All dies prädestiniert Bas, bei der Landtagswahl 2027 in Nordrhein-Westfalen als Spitzenkandidatin anzutreten. Aber wer weiß, vielleicht hat auch sie Kanzlerinnenformat? Ihre Aufsicht über das größte Budget aller Ressorts wird es zeigen. Klingbeil ist jedenfalls nicht ohne Konkurrenz im neuen Kabinett. Als Vizekanzler und Bundesfinanzminister ist er zwar ein logischer Kandidat, die SPD in der nächsten Bundestagswahl anzuführen. Doch was ihm, Bas und Pistorius gemein ist: Sie haben keine Erfahrung als Regierungschefs und daher kein entsprechendes Profil.

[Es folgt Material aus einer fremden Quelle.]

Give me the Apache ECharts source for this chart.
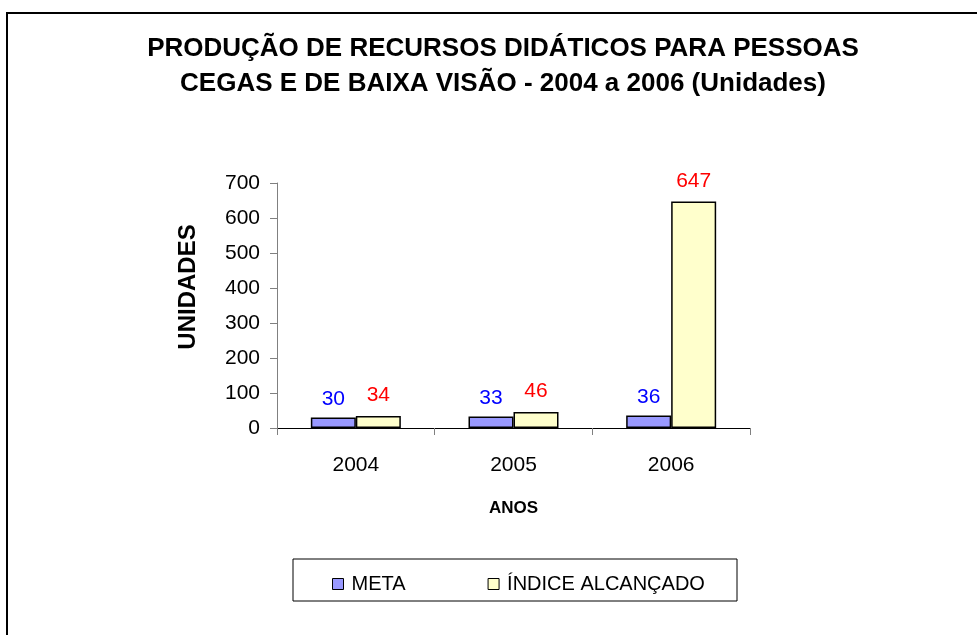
<!DOCTYPE html>
<html>
<head>
<meta charset="utf-8">
<script src="https://cdn.jsdelivr.net/npm/echarts@6/dist/echarts.min.js"></script>
<style>
  html, body { margin: 0; padding: 0; background: #fff; }
</style>
</head>
<body>
<div id="myChart" style="width: 977px; height: 635px;"></div>
<script>
// dados do grafico
const anos = ["2004", "2005", "2006"];
const meta = [30, 33, 36];
const indiceAlcancado = [34, 46, 647];
const yTicks = [0, 100, 200, 300, 400, 500, 600, 700];

const fonte = "Arial, 'Liberation Sans', sans-serif";

let myChart = echarts.init(document.getElementById("myChart"));
myChart.setOption({
  backgroundColor: "#fff",
  animation: false,
  title: {
    text: "PRODUÇÃO DE RECURSOS DIDÁTICOS PARA PESSOAS\nCEGAS E DE BAIXA VISÃO - 2004 a 2006 (Unidades)",
    left: 498,
    textAlign: "center",
    top: 26,
    textStyle: {
      fontFamily: fonte,
      fontWeight: "bold",
      fontSize: 26,
      lineHeight: 35,
      color: "#000"
    }
  },
  // moldura, caixa da legenda e titulo do eixo y
  graphic: [
    {
      type: "rect",
      shape: { x: 7, y: 13, width: 1000, height: 700 },
      style: { fill: "none", stroke: "#000", lineWidth: 2 },
      silent: true
    },
    {
      type: "rect",
      shape: { x: 293, y: 559, width: 444, height: 42 },
      style: { fill: "#fff", stroke: "#000", lineWidth: 1 },
      silent: true,
      z: -1
    },
    {
      type: "text",
      x: 188,
      y: 287,
      rotation: Math.PI / 2,
      style: {
        text: "UNIDADES",
        font: "bold 24px " + fonte,
        fill: "#000",
        textAlign: "center",
        textVerticalAlign: "middle"
      },
      silent: true
    }
  ],
  legend: {
    left: 327,
    top: 569,
    itemWidth: 11,
    itemHeight: 11,
    itemGap: 82,
    icon: "rect",
    data: ["META", "ÍNDICE ALCANÇADO"],
    itemStyle: { borderColor: "#000", borderWidth: 1 },
    textStyle: { fontFamily: fonte, fontSize: 20, color: "#000", padding: [0, 0, 0, 3] }
  },
  grid: {
    left: 277,
    right: 227,
    top: 183,
    bottom: 207
  },
  xAxis: {
    type: "category",
    data: anos,
    name: "ANOS",
    nameLocation: "middle",
    nameGap: 72,
    nameTextStyle: { fontFamily: fonte, fontWeight: "bold", fontSize: 17, color: "#000" },
    axisLine: { lineStyle: { color: "#000", width: 1 } },
    axisTick: { show: true, length: 7, inside: false, lineStyle: { color: "#808080" } },
    axisLabel: { margin: 27, fontFamily: fonte, fontSize: 21, color: "#000" }
  },
  yAxis: {
    type: "value",
    min: yTicks[0],
    max: yTicks[yTicks.length - 1],
    interval: 100,
    splitLine: { show: false },
    axisLine: { show: true, lineStyle: { color: "#808080", width: 1 } },
    axisTick: { show: true, length: 7, lineStyle: { color: "#808080" } },
    axisLabel: { margin: 17, fontFamily: fonte, fontSize: 21, color: "#000" }
  },
  series: [
    {
      name: "META",
      type: "bar",
      data: meta,
      barWidth: 45,
      barGap: "0%",
      itemStyle: { color: "#9999FF", borderColor: "#000", borderWidth: 1.5 },
      label: {
        show: true,
        position: "top",
        distance: 8,
        fontFamily: fonte,
        fontSize: 21,
        color: "#0000FF"
      }
    },
    {
      name: "ÍNDICE ALCANÇADO",
      type: "bar",
      data: indiceAlcancado,
      barWidth: 45,
      itemStyle: { color: "#FFFFCC", borderColor: "#000", borderWidth: 1.5 },
      label: {
        show: true,
        position: "top",
        distance: 10,
        fontFamily: fonte,
        fontSize: 21,
        color: "#FF0000"
      }
    }
  ]
});
</script>
</body>
</html>
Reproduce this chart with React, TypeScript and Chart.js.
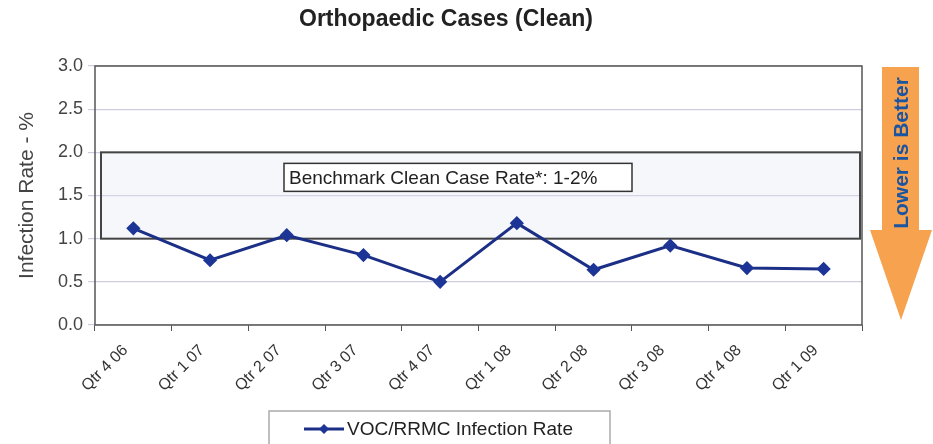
import React, { useEffect, useRef } from "react";
import { Chart, registerables } from "chart.js";

Chart.register(...registerables);

const categories = ["Qtr 4 06", "Qtr 1 07", "Qtr 2 07", "Qtr 3 07", "Qtr 4 07", "Qtr 1 08", "Qtr 2 08", "Qtr 3 08", "Qtr 4 08", "Qtr 1 09"];
const infectionRate = [1.12, 0.75, 1.04, 0.81, 0.5, 1.18, 0.64, 0.92, 0.66, 0.65];
const benchmarkLow = 1;
const benchmarkHigh = 2;
const chartTitle = "Orthopaedic Cases (Clean)";
const yTitle = "Infection Rate - %";
const seriesName = "VOC/RRMC Infection Rate";
const benchmarkLabel = "Benchmark Clean Case Rate*: 1-2%";
const arrowLabel = "Lower is Better";

const FONT = "'Liberation Sans', Arial, sans-serif";

const decorPlugin = {
  id: "decor",
  beforeDatasetsDraw(chart: any) {
    const { ctx, chartArea } = chart;
    const y = chart.scales.y;
    ctx.save();
    const top = y.getPixelForValue(benchmarkHigh);
    const bot = y.getPixelForValue(benchmarkLow);
    const bx = chartArea.left + 6;
    const bw = chartArea.right - 2 - bx;
    ctx.fillStyle = "rgba(222,230,240,0.3)";
    ctx.fillRect(bx, top, bw, bot - top);
    ctx.strokeStyle = "#444";
    ctx.lineWidth = 2;
    ctx.strokeRect(bx, top, bw, bot - top);
    const ly = y.getPixelForValue(1.71);
    const lx = chartArea.left + 189;
    ctx.fillStyle = "#fff";
    ctx.fillRect(lx, ly - 14, 348, 28);
    ctx.strokeStyle = "#333";
    ctx.lineWidth = 1.5;
    ctx.strokeRect(lx, ly - 14, 348, 28);
    ctx.fillStyle = "#222";
    ctx.font = `19px ${FONT}`;
    ctx.textBaseline = "middle";
    ctx.textAlign = "left";
    ctx.fillText(benchmarkLabel, lx + 5, ly + 1);
    ctx.strokeStyle = "#555";
    ctx.lineWidth = 1.5;
    ctx.strokeRect(chartArea.left, chartArea.top, chartArea.right - chartArea.left, chartArea.bottom - chartArea.top);
    ctx.restore();
  },
  afterDraw(chart: any) {
    const { ctx } = chart;
    ctx.save();
    ctx.fillStyle = "#222";
    ctx.font = `bold 23px ${FONT}`;
    ctx.textAlign = "center";
    ctx.textBaseline = "middle";
    ctx.fillText(chartTitle, 446, 20);
    ctx.fillStyle = "#F6A24E";
    ctx.beginPath();
    ctx.moveTo(882, 67);
    ctx.lineTo(919, 67);
    ctx.lineTo(919, 230);
    ctx.lineTo(932, 230);
    ctx.lineTo(901, 320);
    ctx.lineTo(870, 230);
    ctx.lineTo(882, 230);
    ctx.closePath();
    ctx.fill();
    ctx.translate(901, 153);
    ctx.rotate(-Math.PI / 2);
    ctx.fillStyle = "#1b54a0";
    ctx.font = `bold 21px ${FONT}`;
    ctx.fillText(arrowLabel, 0, 1);
    ctx.restore();
    ctx.save();
    ctx.fillStyle = "#fff";
    ctx.fillRect(269, 411, 341, 40);
    ctx.strokeStyle = "#aaa";
    ctx.lineWidth = 1.5;
    ctx.beginPath();
    ctx.moveTo(269, 460);
    ctx.lineTo(269, 411);
    ctx.lineTo(610, 411);
    ctx.lineTo(610, 460);
    ctx.stroke();
    ctx.strokeStyle = "#1c2f86";
    ctx.lineWidth = 3;
    ctx.beginPath();
    ctx.moveTo(304, 429);
    ctx.lineTo(344, 429);
    ctx.stroke();
    ctx.fillStyle = "#1c3596";
    ctx.beginPath();
    ctx.moveTo(324, 424);
    ctx.lineTo(329, 429);
    ctx.lineTo(324, 434);
    ctx.lineTo(319, 429);
    ctx.closePath();
    ctx.fill();
    ctx.fillStyle = "#222";
    ctx.font = `19px ${FONT}`;
    ctx.textAlign = "left";
    ctx.textBaseline = "middle";
    ctx.fillText(seriesName, 347, 430);
    ctx.restore();
  },
};

export default function App() {
  const ref = useRef<HTMLCanvasElement>(null);
  useEffect(() => {
    if (!ref.current) return;
    const chart = new Chart(ref.current, {
      type: "line",
      data: {
        labels: categories,
        datasets: [
          {
            label: seriesName,
            data: infectionRate,
            borderColor: "#1c2f86",
            borderWidth: 3,
            pointStyle: "rectRot",
            pointRadius: 5,
            pointBackgroundColor: "#1c3596",
            pointBorderColor: "#1c3596",
            tension: 0,
          },
        ],
      },
      options: {
        animation: false,
        responsive: true,
        maintainAspectRatio: false,
        layout: { padding: { top: 66, right: 71, bottom: 0, left: 0 } },
        plugins: {
          legend: { display: false },
          title: { display: false },
          tooltip: { enabled: false },
        },
        scales: {
          x: {
            offset: true,
            afterFit(scale: any) {
              scale.height = 119;
            },
            grid: { offset: true, drawOnChartArea: false, tickLength: 6, color: "#555" },
            border: { display: false },
            ticks: {
              minRotation: 45,
              maxRotation: 45,
              font: { family: FONT, size: 16 },
              color: "#333",
              padding: 10,
              labelOffset: -8,
            },
          },
          y: {
            min: 0,
            max: 3,
            afterFit(scale: any) {
              scale.width = 95;
            },
            ticks: {
              stepSize: 0.5,
              callback: (v: any) => Number(v).toFixed(1),
              font: { family: FONT, size: 18 },
              color: "#444",
              padding: 5,
            },
            grid: { color: "#cdcde2", tickLength: 7, lineWidth: 1.2 },
            border: { display: false },
            title: {
              display: true,
              text: yTitle,
              font: { family: FONT, size: 21 },
              color: "#444",
              padding: { top: 15, bottom: 0 },
            },
          },
        },
      },
      plugins: [decorPlugin],
    });
    return () => chart.destroy();
  }, []);
  return (
    <div style={{ position: "absolute", left: 0, top: 0, width: 933, height: 444, background: "#fff", overflow: "hidden" }}>
      <canvas ref={ref} />
    </div>
  );
}
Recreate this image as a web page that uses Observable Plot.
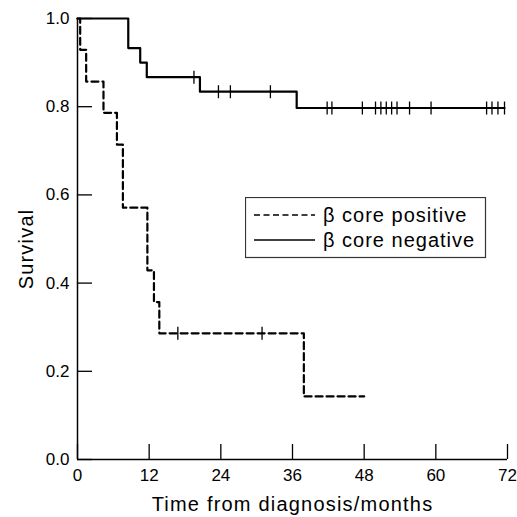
<!DOCTYPE html>
<html>
<head>
<meta charset="utf-8">
<script src="https://cdn.jsdelivr.net/npm/d3@7"></script>
<script src="https://cdn.jsdelivr.net/npm/@observablehq/plot@0.6"></script>
<style>
  html, body { margin: 0; padding: 0; background: white; }
  #wrap { position: relative; width: 517px; height: 517px; }
  #legend { position: absolute; left: 245px; top: 197px; }
</style>
</head>
<body>
<div id="wrap"></div>
<script>
// Kaplan–Meier step data
const negTimes = [0, 8.5, 10.5, 11.6, 20.5, 36.7, 71.5];
const negSurv  = [1, 0.933, 0.9, 0.867, 0.834, 0.797, 0.797];
const negCensor = [19.5, 23.6, 25.6, 32.3, 41.8, 42.6, 47.7, 49.9, 50.8, 51.7, 52.6, 53.5, 55.6, 59.2, 68.5, 69.4, 70.4, 71.5];

const posTimes = [0, 0.45, 1.45, 4.35, 6.6, 7.6, 11.7, 12.8, 13.7, 37.9, 48];
const posSurv  = [1, 0.929, 0.857, 0.786, 0.714, 0.571, 0.429, 0.357, 0.286, 0.143, 0.143];
const posCensor = [16.8, 30.9];

const xTicks = [0, 12, 24, 36, 48, 60, 72];
const yTicks = [0, 0.2, 0.4, 0.6, 0.8, 1.0];
const legendLabels = ["\u03b2 core positive", "\u03b2 core negative"];
const xLabel = "Time from diagnosis/months";
const yLabel = "Survival";

const neg = negTimes.map((t, i) => ({t, s: negSurv[i]}));
const pos = posTimes.map((t, i) => ({t, s: posSurv[i]}));
function survAt(times, surv, t) {
  let s = surv[0];
  for (let i = 0; i < times.length; i++) if (times[i] <= t) s = surv[i];
  return s;
}
const negC = negCensor.map(t => ({t, s: survAt(negTimes, negSurv, t)}));
const posC = posCensor.map(t => ({t, s: survAt(posTimes, posSurv, t)}));

const vbar = { draw(ctx) { ctx.moveTo(0, -6.5); ctx.lineTo(0, 6.5); } };

const font = "'Liberation Sans', Arial, Helvetica, sans-serif";

const chart = Plot.plot({
  width: 517,
  height: 517,
  marginLeft: 77,
  marginRight: 10,
  marginTop: 18,
  marginBottom: 58,
  style: { fontFamily: font, fontSize: "17px", color: "black", background: "white", overflow: "visible" },
  x: { domain: [0, 72] },
  y: { domain: [0, 1] },
  marks: [
    // inward tick marks
    Plot.axisX({ ticks: xTicks, text: null, tickSize: 15, dy: -15, strokeWidth: 1.3, label: null }),
    Plot.axisY({ ticks: yTicks, text: null, tickSize: 15, dx: 15, strokeWidth: 1.3, label: null }),
    // tick labels
    Plot.axisX({ ticks: xTicks, tickSize: 0, tickPadding: 9, label: null, fontSize: 17 }),
    Plot.axisY({ ticks: yTicks, tickSize: 0, tickPadding: 8, tickFormat: d3.format(".1f"), label: null, fontSize: 17 }),
    // axis lines
    Plot.ruleX([0], { strokeWidth: 1.5 }),
    Plot.ruleY([0], { strokeWidth: 1.5 }),
    // curves
    Plot.line(pos, { x: "t", y: "s", curve: "step-after", stroke: "black", strokeWidth: 2.2, strokeDasharray: "7,4" }),
    Plot.line(neg, { x: "t", y: "s", curve: "step-after", stroke: "black", strokeWidth: 2.2 }),
    // censor marks
    Plot.dot(negC, { x: "t", y: "s", symbol: vbar, stroke: "black", strokeWidth: 1.3, fill: "none" }),
    Plot.dot(posC, { x: "t", y: "s", symbol: vbar, stroke: "black", strokeWidth: 1.3, fill: "none" }),
    // axis titles
    Plot.text([xLabel], { frameAnchor: "bottom", textAnchor: "middle", lineAnchor: "middle", dy: 45, fontSize: 20 }),
    Plot.text([yLabel], { frameAnchor: "left", textAnchor: "middle", lineAnchor: "middle", rotate: -90, dx: -51, dy: 10, fontSize: 20 })
  ]
});
chart.querySelectorAll("text").forEach(t => {
  if (t.textContent === xLabel || t.textContent === yLabel) t.style.letterSpacing = "1.2px";
});
document.getElementById("wrap").appendChild(chart);

// legend box
const lg = d3.select("#wrap").append("svg")
  .attr("id", "legend")
  .attr("width", 242).attr("height", 62)
  .style("font-family", font);
lg.append("rect").attr("x", 0.5).attr("y", 0.5).attr("width", 240).attr("height", 60)
  .attr("fill", "white").attr("stroke", "#333").attr("stroke-width", 1.2);
const rows = [{dash: "6,3.5"}, {dash: null}];
rows.forEach((r, i) => {
  const cy = 18 + i * 25;
  const ln = lg.append("line").attr("x1", 9).attr("x2", 70).attr("y1", cy).attr("y2", cy)
    .attr("stroke", "black").attr("stroke-width", 1.6);
  if (r.dash) ln.attr("stroke-dasharray", r.dash);
  lg.append("text").attr("x", 78).attr("y", cy).attr("dy", "0.35em")
    .attr("font-size", 20).style("letter-spacing", "1px").text(legendLabels[i]);
});
</script>
</body>
</html>
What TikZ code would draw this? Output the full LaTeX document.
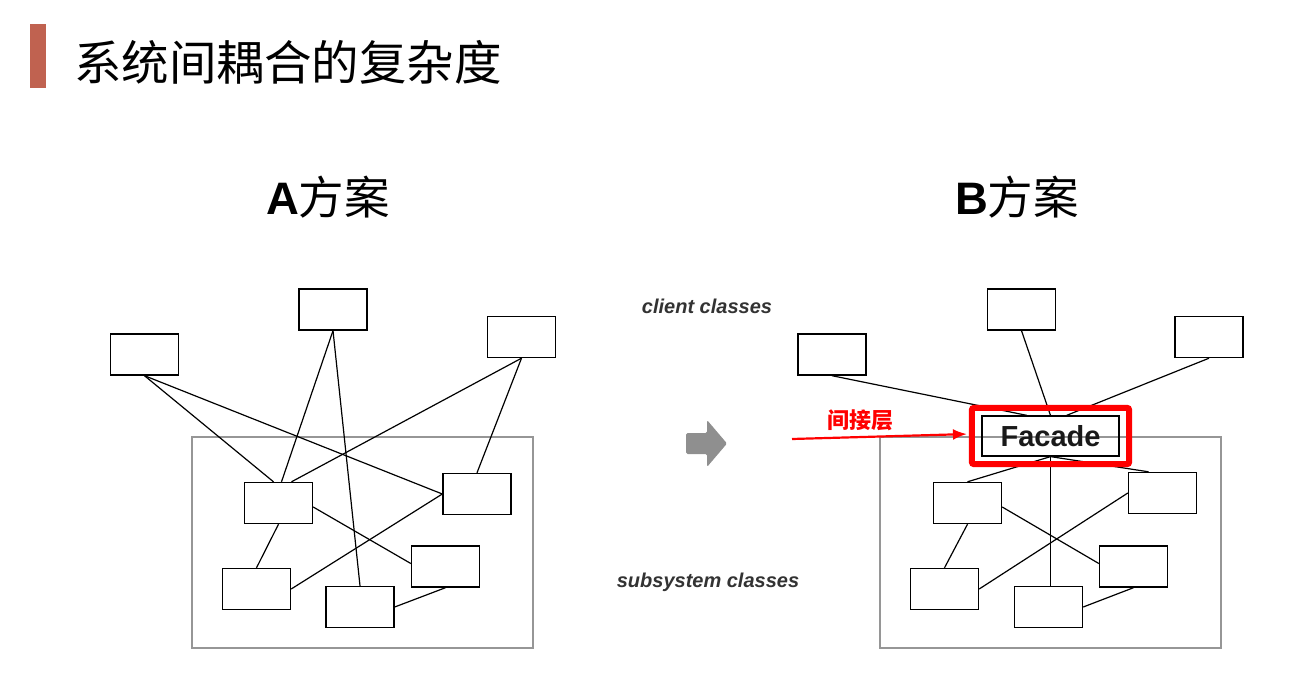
\documentclass[tikz,border=0pt]{standalone}
\usepackage{fontspec}
\setmainfont{Liberation Sans}
\newfontfamily\cjk{Noto Sans CJK SC}
\usetikzlibrary{positioning}
\usetikzlibrary{arrows.meta}
\usetikzlibrary{fit}
\definecolor{barred}{RGB}{192,98,80}
\definecolor{framegray}{RGB}{150,150,150}
\definecolor{arrowgray}{RGB}{143,143,143}

\begin{document}
\begin{tikzpicture}[x=1pt,y=-1pt,
	cls/.style={draw, line width=1.4pt, minimum width=68pt, minimum height=41pt, inner sep=0pt},
	link/.style={line width=1.2pt},
	system/.style={draw=framegray, line width=1.3pt},
	classlabel/.style={font=\fontsize{20}{24}\selectfont\bfseries\itshape, text=black!80},
	heading/.style={font=\fontsize{45.5}{48}\selectfont\bfseries, inner sep=0pt}]
	\useasboundingbox (0,0) rectangle (1295,676);
	% Title %
	\fill [barred] (30,24) rectangle (46,88);
	\node [anchor=west, inner sep=0pt] (title) at (74,62) {\fontsize{47.5}{50}\selectfont\cjk 系统间耦合的复杂度};
	\node [heading] (schemeA) at (328,197) {A{\mdseries\cjk 方案}};
	\node [heading] (schemeB) at (1017,197) {B{\mdseries\cjk 方案}};
	% Scheme A %
	\draw [system] (192,437) rectangle (533,648);
	\node [cls] (atl) at (144.5,354.5) {};
	\node [cls] (atop) at (333,309.5) {};
	\node [cls] (atr) at (521.5,337) {};
	\node [cls] (as1) at (278.5,503) {};
	\node [cls] (as2) at (477,494) {};
	\node [cls] (as3) at (445.5,566.5) {};
	\node [cls] (as4) at (256.5,589) {};
	\node [cls] (as5) at (360,607) {};
	\draw [link] (atl.south) -- ([xshift=-5pt]as1.north);
	\draw [link] (atl.south) -- (as2.west);
	\draw [link] (atop.south) -- ([xshift=3pt]as1.north);
	\draw [link] (atop.south) -- (as5.north);
	\draw [link] (atr.south) -- ([xshift=13pt]as1.north);
	\draw [link] (atr.south) -- (as2.north);
	\draw [link] ([yshift=-4pt]as1.east) -- ([yshift=3pt]as3.west);
	\draw [link] (as1.south) -- (as4.north);
	\draw [link] (as2.west) -- (as4.east);
	\draw [link] (as3.south) -- (as5.east);
	% Middle %
	\node [classlabel] (client) at (707,306) {client classes};
	\node [classlabel] (subsys) at (708,582) {subsystem classes};
	\fill [arrowgray, rounded corners=1.5pt] (686,433) -- (707,433) -- (707,420) -- (727,443.5) -- (707,467) -- (707,454) -- (686,454) -- cycle;
	% Scheme B %
	\draw [system] (880,437) rectangle (1221,648);
	\node [cls] (btl) at (832,354.5) {};
	\node [cls] (btop) at (1021.5,309.5) {};
	\node [cls] (btr) at (1209,337) {};
	\node [draw, line width=1.2pt, minimum width=137pt, minimum height=40pt, font=\fontsize{29}{30}\selectfont\bfseries, text=black!90] (fac) at (1050.5,436) {Facade};
	\node [cls] (bs1) at (967.5,503) {};
	\node [cls] (bs2) at (1162.5,493) {};
	\node [cls] (bs3) at (1133.5,566.5) {};
	\node [cls] (bs4) at (944.5,589) {};
	\node [cls] (bs5) at (1048.5,607) {};
	\draw [link] (btl.south) -- ([xshift=-23.5pt]fac.north);
	\draw [link] (btop.south) -- (fac.north);
	\draw [link] (btr.south) -- ([xshift=16pt]fac.north);
	\draw [link] (fac.south) -- (bs1.north);
	\draw [link] (fac.south) -- ([xshift=-14pt]bs2.north);
	\draw [link] (fac.south) -- (fac.south |- bs5.north);
	\draw [link] ([yshift=-4pt]bs1.east) -- ([yshift=3pt]bs3.west);
	\draw [link] (bs1.south) -- (bs4.north);
	\draw [link] (bs2.west) -- (bs4.east);
	\draw [link] (bs3.south) -- (bs5.east);
	% Indirection Layer %
	\node [draw=red, line width=6pt, rounded corners=2pt, fit=(fac), inner xsep=9.5pt, inner ysep=7.5pt] (frame) {};
	\coordinate (tail) at (792,439);
	\draw [red, line width=2.2pt, -{Latex[length=14pt,width=11pt]}, shorten >=2pt] (tail) -- ([yshift=2pt]frame.west);
	\node [text=red, font=\fontsize{22}{24}\selectfont\cjk\bfseries] (indirect) at (860,420) {间接层};
\end{tikzpicture}
\end{document}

Auch mal in den Ländern umsehen

Klingbeil hatte am für die SPD maximal niederschmetternden Wahlabend einen „Generationenwechsel“ und „personelle Umbrüche“ angekündigt. Die hat er nun ohne Rücksicht auf Verluste vollzogen. Die ebenfalls versprochene inhaltliche und organisatorische Neuaufstellung steht noch aus: Sie folgt aus der Aufarbeitung der Bundestagswahl 2025. Teil dieser Aufarbeitung wird auch die Frage sein, warum es der SPD nicht gelungen ist, ihre wirklich erfolgreichen Persönlichkeiten nach vorne zu stellen. Anke Rehlinger im Saarland, Manuela Schwesig in Mecklenburg-Vorpommern, Peter Tschentscher in Hamburg, Stephan Weil in Niedersachsen und Dietmar Woidke in Brandenburg: Die SPD hatte auch in den vergangenen Jahren Ministerpräsidenten in ihren Reihen, die trotz der unbeliebten Ampelkoalition Wahlen gewinnen konnten, weil sie Format haben und nahe an den Menschen sind.

Bis 2029 wird sich die Frage stellen, ob nicht aus dieser Riege eine Frau oder Mann nach vorne tritt und deutlich macht: Der nächste SPD-Kanzlerkandidat kann, aber muss nicht aus dem innersten Machtzirkel in Berlin kommen. Vor allem Manuela Schwesig drängt sich als kommende starke Frau der SPD auf, sollte sie im nächsten Jahr Mecklenburg-Vorpommern tatsächlich gegen die blaue Welle der AfD verteidigen.

Für die SPD sind so viele personelle Optionen ein großes Glück in schwieriger Lage. Für Klingbeil macht das die kommenden Wochen und Monate in neuer Rolle als Finanzminister nicht einfacher: Er wird inhaltlich und im Auftreten überzeugen müssen, nicht zuletzt beim Bundesparteitag Ende Juni. Denn: Vergessen hat die SPD Klingbeils Verantwortung für ihre historische Wahlniederlage noch lange nicht.